(Data listing)

________________________________________

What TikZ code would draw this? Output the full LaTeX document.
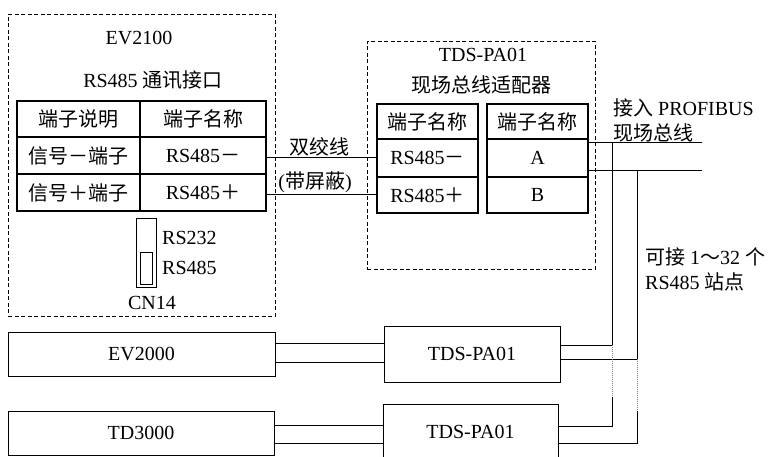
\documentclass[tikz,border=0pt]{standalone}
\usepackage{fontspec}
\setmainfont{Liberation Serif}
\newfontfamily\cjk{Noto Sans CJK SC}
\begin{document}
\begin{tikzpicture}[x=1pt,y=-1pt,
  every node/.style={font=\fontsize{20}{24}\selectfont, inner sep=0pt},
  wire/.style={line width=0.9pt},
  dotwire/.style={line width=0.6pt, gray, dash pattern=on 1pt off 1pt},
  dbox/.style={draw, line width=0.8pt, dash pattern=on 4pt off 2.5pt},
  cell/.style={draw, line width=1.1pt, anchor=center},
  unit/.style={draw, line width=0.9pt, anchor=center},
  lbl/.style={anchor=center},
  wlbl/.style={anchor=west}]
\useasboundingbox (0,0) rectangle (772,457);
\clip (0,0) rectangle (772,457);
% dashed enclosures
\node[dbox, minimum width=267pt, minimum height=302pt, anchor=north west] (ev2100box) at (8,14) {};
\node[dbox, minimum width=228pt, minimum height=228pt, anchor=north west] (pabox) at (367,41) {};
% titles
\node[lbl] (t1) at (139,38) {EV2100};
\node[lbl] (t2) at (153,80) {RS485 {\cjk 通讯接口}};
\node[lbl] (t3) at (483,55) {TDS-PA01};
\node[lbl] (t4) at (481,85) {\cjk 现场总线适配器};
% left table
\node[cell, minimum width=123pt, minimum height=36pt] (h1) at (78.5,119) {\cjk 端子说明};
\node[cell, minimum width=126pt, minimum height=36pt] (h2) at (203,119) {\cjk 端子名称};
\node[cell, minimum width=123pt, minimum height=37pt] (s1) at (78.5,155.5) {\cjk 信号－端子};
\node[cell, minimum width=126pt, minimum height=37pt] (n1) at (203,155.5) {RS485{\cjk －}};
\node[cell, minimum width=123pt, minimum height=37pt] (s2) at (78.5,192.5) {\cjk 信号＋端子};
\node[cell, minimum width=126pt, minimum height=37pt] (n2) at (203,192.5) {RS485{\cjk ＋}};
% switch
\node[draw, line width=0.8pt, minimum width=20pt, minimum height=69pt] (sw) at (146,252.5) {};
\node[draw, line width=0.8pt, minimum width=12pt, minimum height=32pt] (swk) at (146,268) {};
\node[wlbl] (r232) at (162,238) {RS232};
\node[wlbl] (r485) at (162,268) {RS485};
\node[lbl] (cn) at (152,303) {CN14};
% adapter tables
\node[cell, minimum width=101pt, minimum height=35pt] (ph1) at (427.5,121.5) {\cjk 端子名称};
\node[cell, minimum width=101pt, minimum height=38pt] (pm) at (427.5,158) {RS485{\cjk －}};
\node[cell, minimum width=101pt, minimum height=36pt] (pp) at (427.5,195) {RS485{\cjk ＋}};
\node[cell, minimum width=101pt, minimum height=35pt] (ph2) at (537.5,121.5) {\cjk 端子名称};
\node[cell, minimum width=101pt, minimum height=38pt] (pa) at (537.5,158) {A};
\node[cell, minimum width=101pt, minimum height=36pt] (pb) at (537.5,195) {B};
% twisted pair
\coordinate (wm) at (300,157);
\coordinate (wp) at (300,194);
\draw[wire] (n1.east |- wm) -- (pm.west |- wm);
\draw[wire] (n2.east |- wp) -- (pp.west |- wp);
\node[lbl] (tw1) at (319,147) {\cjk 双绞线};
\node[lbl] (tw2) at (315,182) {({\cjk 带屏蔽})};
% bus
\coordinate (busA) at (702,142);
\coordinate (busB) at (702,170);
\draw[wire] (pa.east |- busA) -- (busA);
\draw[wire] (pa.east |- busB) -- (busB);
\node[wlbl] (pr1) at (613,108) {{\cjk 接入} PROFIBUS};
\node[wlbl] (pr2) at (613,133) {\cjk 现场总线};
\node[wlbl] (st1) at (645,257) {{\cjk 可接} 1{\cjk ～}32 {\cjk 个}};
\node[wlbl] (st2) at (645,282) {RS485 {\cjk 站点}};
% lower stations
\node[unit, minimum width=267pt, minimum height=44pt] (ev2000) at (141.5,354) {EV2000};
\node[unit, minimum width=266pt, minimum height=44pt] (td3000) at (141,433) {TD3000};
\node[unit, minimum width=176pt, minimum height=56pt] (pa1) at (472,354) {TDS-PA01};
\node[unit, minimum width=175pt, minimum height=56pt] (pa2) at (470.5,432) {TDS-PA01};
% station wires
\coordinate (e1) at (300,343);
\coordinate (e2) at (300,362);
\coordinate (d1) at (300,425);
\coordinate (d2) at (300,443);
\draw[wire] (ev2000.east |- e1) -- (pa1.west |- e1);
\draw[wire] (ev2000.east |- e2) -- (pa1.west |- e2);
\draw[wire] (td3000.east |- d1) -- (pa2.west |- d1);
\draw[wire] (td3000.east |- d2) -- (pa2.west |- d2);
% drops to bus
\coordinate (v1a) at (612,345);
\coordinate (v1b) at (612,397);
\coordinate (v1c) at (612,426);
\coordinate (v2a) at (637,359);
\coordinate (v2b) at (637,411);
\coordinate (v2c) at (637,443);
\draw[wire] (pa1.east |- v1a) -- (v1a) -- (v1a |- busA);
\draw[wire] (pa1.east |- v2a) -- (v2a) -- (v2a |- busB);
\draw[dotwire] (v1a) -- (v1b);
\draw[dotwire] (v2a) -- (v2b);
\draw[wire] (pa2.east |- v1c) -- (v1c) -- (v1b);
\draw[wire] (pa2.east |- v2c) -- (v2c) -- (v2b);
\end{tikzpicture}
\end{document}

________________________________________

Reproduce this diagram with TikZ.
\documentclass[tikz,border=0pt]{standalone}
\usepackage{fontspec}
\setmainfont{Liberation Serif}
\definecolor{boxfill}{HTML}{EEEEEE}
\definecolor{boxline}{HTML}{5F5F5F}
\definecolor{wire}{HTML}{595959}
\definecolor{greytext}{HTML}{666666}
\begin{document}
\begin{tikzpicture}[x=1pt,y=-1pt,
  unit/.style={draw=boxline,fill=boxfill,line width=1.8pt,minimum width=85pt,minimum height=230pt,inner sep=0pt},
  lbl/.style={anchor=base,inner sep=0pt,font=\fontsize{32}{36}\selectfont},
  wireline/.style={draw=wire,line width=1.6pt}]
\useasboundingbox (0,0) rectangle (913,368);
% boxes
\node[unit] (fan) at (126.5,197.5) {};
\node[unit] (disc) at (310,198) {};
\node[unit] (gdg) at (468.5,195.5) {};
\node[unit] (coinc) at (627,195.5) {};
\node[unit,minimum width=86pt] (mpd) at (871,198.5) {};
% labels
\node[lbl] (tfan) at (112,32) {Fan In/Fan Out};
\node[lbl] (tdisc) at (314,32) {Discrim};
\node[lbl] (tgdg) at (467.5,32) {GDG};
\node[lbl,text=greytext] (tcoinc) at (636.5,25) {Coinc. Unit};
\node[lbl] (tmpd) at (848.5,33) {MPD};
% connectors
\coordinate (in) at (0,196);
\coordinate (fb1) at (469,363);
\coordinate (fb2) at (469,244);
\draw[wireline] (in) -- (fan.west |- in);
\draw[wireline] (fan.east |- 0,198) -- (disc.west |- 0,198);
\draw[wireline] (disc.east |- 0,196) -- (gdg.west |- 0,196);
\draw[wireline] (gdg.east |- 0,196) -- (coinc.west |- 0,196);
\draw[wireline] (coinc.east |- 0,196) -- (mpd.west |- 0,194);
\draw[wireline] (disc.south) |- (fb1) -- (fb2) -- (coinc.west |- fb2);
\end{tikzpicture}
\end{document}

________________________________________

Exercise directions:
Work through the records line by line and tally those with the word "this". Report only the total.

Problem solution:
2